Between 1997 and 2002, New Mexico herds fell from 297,000 head to 155,000, according to the U.S. Department of Agriculture. Wool production dropped from 2.3 million pounds to just 1.2 million.
Nevertheless, sheep still provide an economic boost to tribal producers, said Gerald Moore, Extension agricultural agent at the Navajo Nation.
"At least 25 percent of Navajo families still raise sheep, whether it's five head or 200," Moore said. "It's a cultural and economic thing that people won't give up."
At the Ramah Navajo Chapter, range management specialist Wayne Franklin said nearly every family raises sheep. "We have about 2,000 families and most of them earn about two-thirds of their income from sheep," Franklin said.
Under the new Extension program, Melendrez negotiated with Mid-States Wool Growers Cooperative to send trucks directly to Acoma and other pueblos to collect wool. Mid-States has warehouses in Kansas, Ohio and South Dakota. It pools wool from producers nationwide for bulk sales to wool mills, allowing herders to earn top market prices once sales are complete.
But to sell wool through Mid-States, tribal producers need to grade their fleeces to improve quality, Melendrez said.
"For generations, tribal producers have indiscriminately bundled up their wool in sacks for sale to trading posts," Melendrez said. "By grading wool, they can sell uniform, quality fleece that is much more competitive on the market."
To teach proper shearing and grading, Melendrez holds workshops at pueblos. He demonstrates how to cut away or "skirt" lower-quality leg and belly wool and then shear and bag higher-grade fleece from the rest of the animal.
"If leg and belly wool is mixed with quality fleece, the mills have to sort it out by hand, which means producers get paid less," Melendrez said. "Producers can earn more by going that extra mile themselves."
Miller and others at Acoma say the program has brought huge dividends.
"Most years we only got about 10 cents a pound for our wool," said Rex Salvador, another Acoma producer. "We were just giving our wool away."
But last year, Salvador and others got 62 cents a pound. And this year, Acoma producers shipped nearly 15,000 pounds through Mid-States, up from 7,000 pounds in 2004. They expect to earn 75 cents a pound after Mid-States sells the wool to mills.
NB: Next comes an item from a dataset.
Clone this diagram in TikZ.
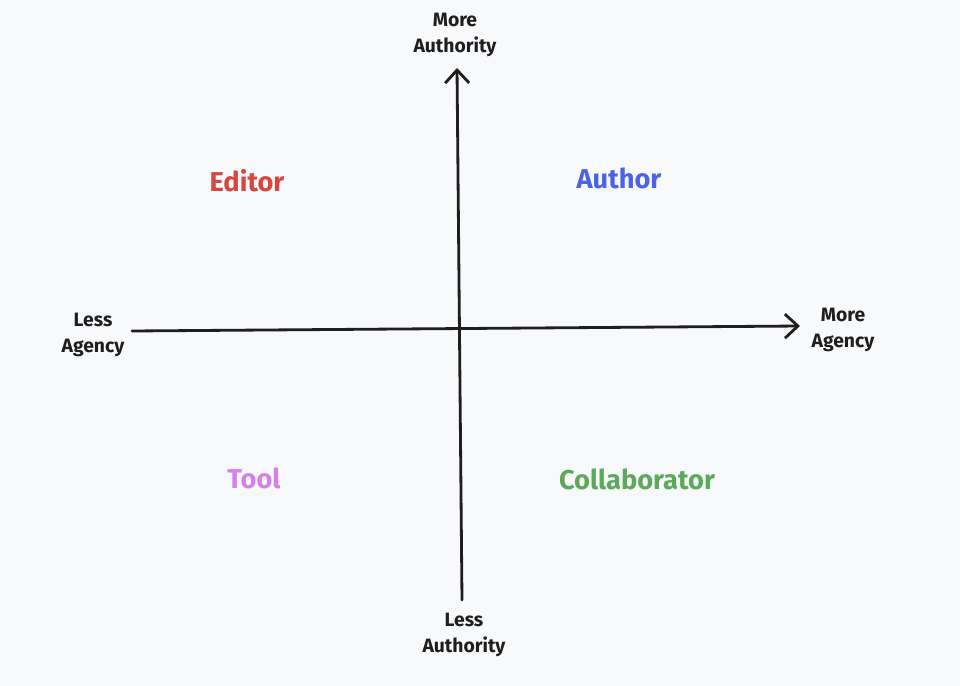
\documentclass[tikz,border=0pt]{standalone}
\usepackage{fontspec}
\setmainfont{Fira Sans}
\usetikzlibrary{arrows.meta}
\definecolor{bgpaper}{HTML}{F8F9FB}
\definecolor{inkdark}{HTML}{1E1E1E}
\definecolor{editorred}{HTML}{D6473C}
\definecolor{authorblue}{HTML}{4B63E6}
\definecolor{toolpink}{HTML}{D77FEA}
\definecolor{collabgreen}{HTML}{5BAA5C}

\begin{document}
\begin{tikzpicture}[x=0.02cm, y=-0.02cm, every node/.style={font=\small}, axislabel/.style={align=center, text=inkdark, font=\fontsize{11}{14.8}\selectfont\bfseries, inner sep=0pt}, quadlabel/.style={font=\fontsize{15.5}{17}\selectfont\bfseries, inner sep=0pt}, axis/.style={-{Straight Barb[length=2.6mm, width=4.8mm]}, line width=1.6pt, line cap=round, draw=inkdark}]
\fill[bgpaper] (0,0) rectangle (960,686);
\useasboundingbox (0,0) rectangle (960,686);
% axis ends
\coordinate (agencylow) at (132,331);
\coordinate (agencyhigh) at (800,326);
\coordinate (authoritylow) at (462,600);
\coordinate (authorityhigh) at (457,68);
% axis labels
\node[axislabel] (moreauth) at (455,35) {More\\Authority};
\node[axislabel] (lessauth) at (464,635) {Less\\Authority};
\node[axislabel] (lessagency) at (93,335) {Less\\Agency};
\node[axislabel] (moreagency) at (843,330) {More\\Agency};
% quadrants
\node[quadlabel, text=editorred] (editor) at (247,181) {Editor};
\node[quadlabel, text=authorblue] (author) at (619,178) {Author};
\node[quadlabel, text=toolpink] (tool) at (254,478) {Tool};
\node[quadlabel, text=collabgreen] (collab) at (637,479) {Collaborator};
\draw[axis] (agencylow) -- (agencyhigh);
\draw[axis] (authoritylow) -- (authorityhigh);
\end{tikzpicture}
\end{document}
Mid-States collected wool at the Ramah Navajo Chapter for the first time this year, hauling about 11,000 pounds from producers there, Melendrez said. Ramah producers will also earn about 75 cents a pound for their wool, compared to 15 cents a pound in recent years.
Melendrez expects more producers to participate as they learn about the benefits of alternative markets. Meanwhile, he's looking for new markets for tribal lamb meat, such as sales to pueblo casinos and restaurants and to Sysco Corp. –- the nation's largest food service distributor –- which recently launched a program to buy goods locally.
Miller says he appreciates the program.
"It's improving wool sales," he said. "We're getting a better price and I'm getting more money. It helps a lot."